### Written task
Repeat the line that contains "Write the React, TypeScript", the line that contains "XAxis, YAxis, CartesianGrid", and all lines between them, exactly and with no other lines.

* START Record set *

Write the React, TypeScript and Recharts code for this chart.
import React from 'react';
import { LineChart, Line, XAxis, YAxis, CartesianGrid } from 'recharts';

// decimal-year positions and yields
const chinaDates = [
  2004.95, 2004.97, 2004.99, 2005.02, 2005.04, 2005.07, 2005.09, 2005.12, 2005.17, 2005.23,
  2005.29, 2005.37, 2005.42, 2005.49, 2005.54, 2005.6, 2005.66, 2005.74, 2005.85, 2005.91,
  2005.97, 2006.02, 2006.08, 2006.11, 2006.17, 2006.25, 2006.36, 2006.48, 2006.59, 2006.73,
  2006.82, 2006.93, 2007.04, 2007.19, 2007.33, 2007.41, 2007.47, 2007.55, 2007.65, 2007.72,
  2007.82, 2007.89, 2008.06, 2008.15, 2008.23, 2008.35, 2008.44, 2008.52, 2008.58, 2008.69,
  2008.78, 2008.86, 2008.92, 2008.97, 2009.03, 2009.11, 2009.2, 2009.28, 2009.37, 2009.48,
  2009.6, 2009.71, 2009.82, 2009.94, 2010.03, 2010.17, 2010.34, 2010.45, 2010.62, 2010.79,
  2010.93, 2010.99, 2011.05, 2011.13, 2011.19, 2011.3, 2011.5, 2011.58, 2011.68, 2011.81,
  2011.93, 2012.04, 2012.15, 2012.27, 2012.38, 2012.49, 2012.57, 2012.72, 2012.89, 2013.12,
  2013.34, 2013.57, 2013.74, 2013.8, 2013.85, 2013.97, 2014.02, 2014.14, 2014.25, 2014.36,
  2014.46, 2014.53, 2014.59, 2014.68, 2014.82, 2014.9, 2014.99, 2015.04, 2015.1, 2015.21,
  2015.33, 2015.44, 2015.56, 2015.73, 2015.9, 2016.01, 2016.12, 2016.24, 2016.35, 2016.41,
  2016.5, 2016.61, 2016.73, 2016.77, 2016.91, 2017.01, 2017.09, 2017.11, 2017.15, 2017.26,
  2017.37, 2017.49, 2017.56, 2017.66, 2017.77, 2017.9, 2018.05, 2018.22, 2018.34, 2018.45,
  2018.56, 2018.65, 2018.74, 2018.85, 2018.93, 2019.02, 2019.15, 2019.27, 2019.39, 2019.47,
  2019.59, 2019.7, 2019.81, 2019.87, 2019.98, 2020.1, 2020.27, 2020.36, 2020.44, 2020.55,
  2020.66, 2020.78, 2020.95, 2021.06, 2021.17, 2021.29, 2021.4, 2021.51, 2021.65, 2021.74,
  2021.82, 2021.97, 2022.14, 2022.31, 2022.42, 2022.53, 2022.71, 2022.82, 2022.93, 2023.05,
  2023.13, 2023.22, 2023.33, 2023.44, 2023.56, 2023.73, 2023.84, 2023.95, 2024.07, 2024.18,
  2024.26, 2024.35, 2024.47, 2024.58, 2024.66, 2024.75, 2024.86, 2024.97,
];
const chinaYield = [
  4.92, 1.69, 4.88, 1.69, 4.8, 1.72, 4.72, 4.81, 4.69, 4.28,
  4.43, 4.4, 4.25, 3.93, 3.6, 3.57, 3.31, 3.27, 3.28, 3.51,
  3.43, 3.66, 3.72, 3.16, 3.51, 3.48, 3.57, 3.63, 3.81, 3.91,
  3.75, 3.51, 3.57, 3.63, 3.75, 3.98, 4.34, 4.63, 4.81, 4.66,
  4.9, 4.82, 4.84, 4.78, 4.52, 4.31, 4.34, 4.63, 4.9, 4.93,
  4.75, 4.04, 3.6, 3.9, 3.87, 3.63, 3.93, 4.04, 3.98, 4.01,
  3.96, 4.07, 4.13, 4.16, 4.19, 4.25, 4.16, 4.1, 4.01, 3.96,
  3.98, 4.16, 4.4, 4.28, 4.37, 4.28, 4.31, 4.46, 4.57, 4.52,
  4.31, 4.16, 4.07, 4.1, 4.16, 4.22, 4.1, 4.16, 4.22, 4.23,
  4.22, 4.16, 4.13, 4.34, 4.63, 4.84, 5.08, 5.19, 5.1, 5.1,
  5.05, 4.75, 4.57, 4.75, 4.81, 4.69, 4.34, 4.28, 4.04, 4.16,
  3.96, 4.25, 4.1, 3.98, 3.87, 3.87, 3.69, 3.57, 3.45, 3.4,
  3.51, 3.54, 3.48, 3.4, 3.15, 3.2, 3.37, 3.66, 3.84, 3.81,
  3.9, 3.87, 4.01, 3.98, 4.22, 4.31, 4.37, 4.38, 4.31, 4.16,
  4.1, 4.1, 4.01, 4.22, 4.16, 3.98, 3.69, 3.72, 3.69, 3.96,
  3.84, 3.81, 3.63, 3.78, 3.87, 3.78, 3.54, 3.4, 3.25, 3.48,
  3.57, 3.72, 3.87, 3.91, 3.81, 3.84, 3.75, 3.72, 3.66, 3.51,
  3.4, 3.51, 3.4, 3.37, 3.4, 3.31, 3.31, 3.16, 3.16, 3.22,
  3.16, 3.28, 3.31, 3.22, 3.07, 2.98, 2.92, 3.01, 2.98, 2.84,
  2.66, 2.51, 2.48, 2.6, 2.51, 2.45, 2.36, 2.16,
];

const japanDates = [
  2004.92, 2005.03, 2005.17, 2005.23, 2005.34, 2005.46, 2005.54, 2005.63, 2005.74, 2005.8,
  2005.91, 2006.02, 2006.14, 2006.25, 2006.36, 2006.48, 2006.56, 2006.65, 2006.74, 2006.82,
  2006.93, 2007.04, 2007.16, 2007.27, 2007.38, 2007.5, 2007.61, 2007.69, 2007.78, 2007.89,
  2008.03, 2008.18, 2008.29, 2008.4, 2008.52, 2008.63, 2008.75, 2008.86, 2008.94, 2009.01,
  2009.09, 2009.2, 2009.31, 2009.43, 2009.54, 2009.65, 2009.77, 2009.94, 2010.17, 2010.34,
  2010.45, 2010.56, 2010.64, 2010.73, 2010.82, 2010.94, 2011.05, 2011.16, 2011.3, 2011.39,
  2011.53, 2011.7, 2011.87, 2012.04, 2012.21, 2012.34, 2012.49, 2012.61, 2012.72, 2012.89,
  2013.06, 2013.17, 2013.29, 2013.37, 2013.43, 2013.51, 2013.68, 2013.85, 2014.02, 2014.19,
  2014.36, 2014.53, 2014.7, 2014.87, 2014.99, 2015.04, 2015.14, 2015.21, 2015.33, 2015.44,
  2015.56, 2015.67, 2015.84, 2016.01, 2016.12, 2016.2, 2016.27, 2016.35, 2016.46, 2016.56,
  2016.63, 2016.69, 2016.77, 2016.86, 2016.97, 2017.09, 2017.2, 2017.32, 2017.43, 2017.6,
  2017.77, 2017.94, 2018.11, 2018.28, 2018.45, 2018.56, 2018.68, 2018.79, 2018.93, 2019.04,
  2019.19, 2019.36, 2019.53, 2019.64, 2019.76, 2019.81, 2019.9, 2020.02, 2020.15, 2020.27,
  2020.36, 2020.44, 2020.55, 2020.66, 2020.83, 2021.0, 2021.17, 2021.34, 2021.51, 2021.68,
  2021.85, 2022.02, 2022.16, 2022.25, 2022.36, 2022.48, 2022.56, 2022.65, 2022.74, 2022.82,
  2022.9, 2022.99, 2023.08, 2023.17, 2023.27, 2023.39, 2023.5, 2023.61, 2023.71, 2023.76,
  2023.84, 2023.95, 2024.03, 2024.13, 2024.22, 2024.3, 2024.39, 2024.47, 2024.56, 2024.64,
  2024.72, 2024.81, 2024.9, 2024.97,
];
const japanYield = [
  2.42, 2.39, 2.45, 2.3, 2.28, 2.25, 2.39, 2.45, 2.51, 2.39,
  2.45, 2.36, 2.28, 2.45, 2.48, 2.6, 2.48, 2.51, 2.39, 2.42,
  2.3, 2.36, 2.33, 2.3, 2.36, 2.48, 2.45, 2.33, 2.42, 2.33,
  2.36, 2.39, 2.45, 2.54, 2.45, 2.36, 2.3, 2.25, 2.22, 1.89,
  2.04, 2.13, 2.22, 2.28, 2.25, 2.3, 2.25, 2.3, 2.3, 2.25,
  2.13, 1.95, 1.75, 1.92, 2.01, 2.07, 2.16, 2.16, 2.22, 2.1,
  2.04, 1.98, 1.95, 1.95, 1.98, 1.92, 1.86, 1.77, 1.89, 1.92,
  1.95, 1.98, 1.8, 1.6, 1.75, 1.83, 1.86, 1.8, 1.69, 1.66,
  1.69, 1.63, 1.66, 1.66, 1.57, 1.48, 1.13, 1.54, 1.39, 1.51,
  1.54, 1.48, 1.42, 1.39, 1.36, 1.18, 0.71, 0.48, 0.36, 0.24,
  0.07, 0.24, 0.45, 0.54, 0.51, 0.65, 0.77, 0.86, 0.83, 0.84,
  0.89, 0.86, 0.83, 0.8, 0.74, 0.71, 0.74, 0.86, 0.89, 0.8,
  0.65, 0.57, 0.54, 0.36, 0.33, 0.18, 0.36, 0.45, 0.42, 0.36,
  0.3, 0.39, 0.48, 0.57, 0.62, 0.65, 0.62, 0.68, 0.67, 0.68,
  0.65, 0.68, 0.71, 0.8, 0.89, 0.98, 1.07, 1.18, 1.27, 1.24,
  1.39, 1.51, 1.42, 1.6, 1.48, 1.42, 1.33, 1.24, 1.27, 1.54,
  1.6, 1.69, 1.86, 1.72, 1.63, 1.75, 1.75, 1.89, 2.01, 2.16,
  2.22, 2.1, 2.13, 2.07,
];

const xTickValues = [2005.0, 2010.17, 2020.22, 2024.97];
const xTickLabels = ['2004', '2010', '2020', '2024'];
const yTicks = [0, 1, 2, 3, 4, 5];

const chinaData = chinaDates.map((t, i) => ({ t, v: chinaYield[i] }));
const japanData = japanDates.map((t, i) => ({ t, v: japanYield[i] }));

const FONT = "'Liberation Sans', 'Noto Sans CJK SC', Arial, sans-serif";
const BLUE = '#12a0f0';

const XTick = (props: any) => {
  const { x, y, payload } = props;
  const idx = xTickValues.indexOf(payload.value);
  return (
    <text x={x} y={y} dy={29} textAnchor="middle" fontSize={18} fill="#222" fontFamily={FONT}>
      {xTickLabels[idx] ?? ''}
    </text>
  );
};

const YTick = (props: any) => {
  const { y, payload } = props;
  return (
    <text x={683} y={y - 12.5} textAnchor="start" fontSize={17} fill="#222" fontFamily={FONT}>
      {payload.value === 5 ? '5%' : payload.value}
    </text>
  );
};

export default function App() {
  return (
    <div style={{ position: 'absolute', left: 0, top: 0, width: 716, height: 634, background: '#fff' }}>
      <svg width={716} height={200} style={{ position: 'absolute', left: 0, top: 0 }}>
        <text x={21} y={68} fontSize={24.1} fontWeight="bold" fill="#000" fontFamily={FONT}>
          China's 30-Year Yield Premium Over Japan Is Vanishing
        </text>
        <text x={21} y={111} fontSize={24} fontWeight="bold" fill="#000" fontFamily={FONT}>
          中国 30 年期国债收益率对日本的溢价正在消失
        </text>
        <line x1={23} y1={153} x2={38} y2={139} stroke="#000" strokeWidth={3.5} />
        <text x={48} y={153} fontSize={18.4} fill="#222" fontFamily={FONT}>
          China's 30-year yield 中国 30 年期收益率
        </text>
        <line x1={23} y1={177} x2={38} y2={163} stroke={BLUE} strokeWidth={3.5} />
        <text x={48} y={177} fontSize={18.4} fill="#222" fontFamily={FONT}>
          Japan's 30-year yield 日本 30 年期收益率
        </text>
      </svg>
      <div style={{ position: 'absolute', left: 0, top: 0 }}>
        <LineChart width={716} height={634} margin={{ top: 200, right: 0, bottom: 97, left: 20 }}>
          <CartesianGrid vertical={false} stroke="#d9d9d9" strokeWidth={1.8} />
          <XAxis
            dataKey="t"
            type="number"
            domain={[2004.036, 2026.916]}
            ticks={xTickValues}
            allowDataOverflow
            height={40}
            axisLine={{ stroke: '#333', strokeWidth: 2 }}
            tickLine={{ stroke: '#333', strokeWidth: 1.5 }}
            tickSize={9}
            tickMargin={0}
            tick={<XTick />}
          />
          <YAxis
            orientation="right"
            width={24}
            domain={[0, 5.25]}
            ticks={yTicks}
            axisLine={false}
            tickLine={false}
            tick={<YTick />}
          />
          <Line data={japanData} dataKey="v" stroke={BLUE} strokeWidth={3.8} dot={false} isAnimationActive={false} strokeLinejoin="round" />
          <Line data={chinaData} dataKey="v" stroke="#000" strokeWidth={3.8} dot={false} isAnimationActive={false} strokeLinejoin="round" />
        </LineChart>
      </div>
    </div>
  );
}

* END Record set *
* START Record set *

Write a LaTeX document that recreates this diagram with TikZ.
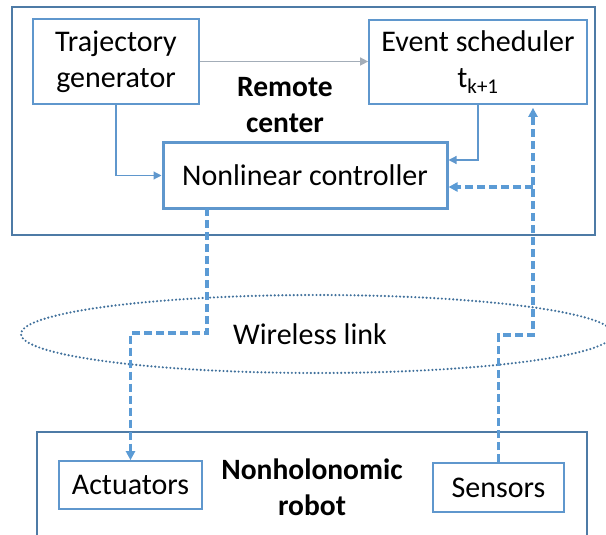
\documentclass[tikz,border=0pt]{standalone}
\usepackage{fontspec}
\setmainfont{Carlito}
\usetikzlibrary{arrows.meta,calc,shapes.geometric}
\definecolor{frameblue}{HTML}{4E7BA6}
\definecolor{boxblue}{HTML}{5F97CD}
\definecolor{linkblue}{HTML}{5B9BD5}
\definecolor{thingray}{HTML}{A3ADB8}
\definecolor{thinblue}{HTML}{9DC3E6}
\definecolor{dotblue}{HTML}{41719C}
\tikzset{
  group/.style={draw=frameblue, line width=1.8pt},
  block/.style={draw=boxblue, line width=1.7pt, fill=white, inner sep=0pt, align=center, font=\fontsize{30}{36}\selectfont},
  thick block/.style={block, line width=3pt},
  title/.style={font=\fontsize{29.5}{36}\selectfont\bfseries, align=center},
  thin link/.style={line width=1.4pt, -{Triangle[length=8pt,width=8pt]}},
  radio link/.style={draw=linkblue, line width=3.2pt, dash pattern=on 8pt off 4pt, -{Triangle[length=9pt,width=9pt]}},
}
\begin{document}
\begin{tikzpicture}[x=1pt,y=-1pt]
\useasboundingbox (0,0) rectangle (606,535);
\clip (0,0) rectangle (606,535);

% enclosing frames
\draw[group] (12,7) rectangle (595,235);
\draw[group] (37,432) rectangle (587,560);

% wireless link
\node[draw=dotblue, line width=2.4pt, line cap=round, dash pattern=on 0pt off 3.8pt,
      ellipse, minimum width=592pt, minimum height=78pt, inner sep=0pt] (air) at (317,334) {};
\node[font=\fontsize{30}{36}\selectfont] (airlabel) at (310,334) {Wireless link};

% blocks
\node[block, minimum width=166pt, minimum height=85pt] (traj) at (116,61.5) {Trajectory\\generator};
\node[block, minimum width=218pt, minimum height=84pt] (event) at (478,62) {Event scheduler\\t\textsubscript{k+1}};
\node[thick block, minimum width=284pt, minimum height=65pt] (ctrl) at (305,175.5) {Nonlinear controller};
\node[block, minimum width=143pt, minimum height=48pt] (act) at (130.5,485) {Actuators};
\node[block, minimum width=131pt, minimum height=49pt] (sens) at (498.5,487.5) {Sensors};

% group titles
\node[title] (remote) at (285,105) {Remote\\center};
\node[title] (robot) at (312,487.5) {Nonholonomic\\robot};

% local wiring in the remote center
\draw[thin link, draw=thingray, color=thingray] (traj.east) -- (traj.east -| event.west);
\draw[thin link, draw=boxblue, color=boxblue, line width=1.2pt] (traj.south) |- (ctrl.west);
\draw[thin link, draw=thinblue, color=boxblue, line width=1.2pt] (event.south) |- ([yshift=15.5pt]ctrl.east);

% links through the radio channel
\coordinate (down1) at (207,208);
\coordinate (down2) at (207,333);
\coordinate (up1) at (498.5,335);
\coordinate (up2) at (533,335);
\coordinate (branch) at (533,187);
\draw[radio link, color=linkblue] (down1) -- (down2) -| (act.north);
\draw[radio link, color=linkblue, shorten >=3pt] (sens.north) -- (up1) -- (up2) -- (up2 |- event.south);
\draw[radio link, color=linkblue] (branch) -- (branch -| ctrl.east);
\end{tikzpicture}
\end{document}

* END Record set *
* START Record set *

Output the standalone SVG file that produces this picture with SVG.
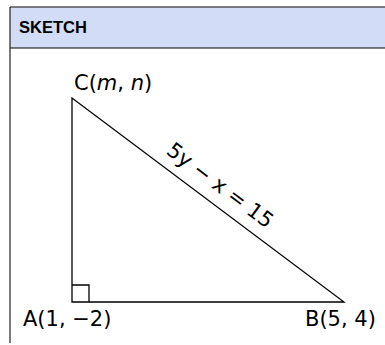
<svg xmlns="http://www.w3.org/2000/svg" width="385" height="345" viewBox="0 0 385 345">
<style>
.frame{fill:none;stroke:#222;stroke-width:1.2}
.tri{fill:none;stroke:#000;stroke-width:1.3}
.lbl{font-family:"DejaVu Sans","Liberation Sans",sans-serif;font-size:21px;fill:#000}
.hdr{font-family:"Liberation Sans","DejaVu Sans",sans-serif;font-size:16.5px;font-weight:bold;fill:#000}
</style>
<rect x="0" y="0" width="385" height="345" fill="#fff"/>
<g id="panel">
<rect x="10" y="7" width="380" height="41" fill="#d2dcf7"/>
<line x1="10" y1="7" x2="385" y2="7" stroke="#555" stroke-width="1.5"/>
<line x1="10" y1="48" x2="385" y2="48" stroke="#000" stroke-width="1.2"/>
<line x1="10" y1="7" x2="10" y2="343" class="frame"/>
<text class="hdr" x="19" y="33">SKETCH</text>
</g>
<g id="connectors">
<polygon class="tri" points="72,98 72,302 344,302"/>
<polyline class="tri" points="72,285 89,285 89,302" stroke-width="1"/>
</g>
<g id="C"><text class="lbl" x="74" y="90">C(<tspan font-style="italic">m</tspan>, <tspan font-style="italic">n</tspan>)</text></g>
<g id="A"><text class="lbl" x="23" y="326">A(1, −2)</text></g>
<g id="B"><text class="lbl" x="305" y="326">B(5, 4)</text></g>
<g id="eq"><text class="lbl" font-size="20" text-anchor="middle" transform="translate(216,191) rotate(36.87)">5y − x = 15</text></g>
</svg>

* END Record set *

### Reply to the task
Write the React, TypeScript and Recharts code for this chart.
import React from 'react';
import { LineChart, Line, XAxis, YAxis, CartesianGrid } from 'recharts';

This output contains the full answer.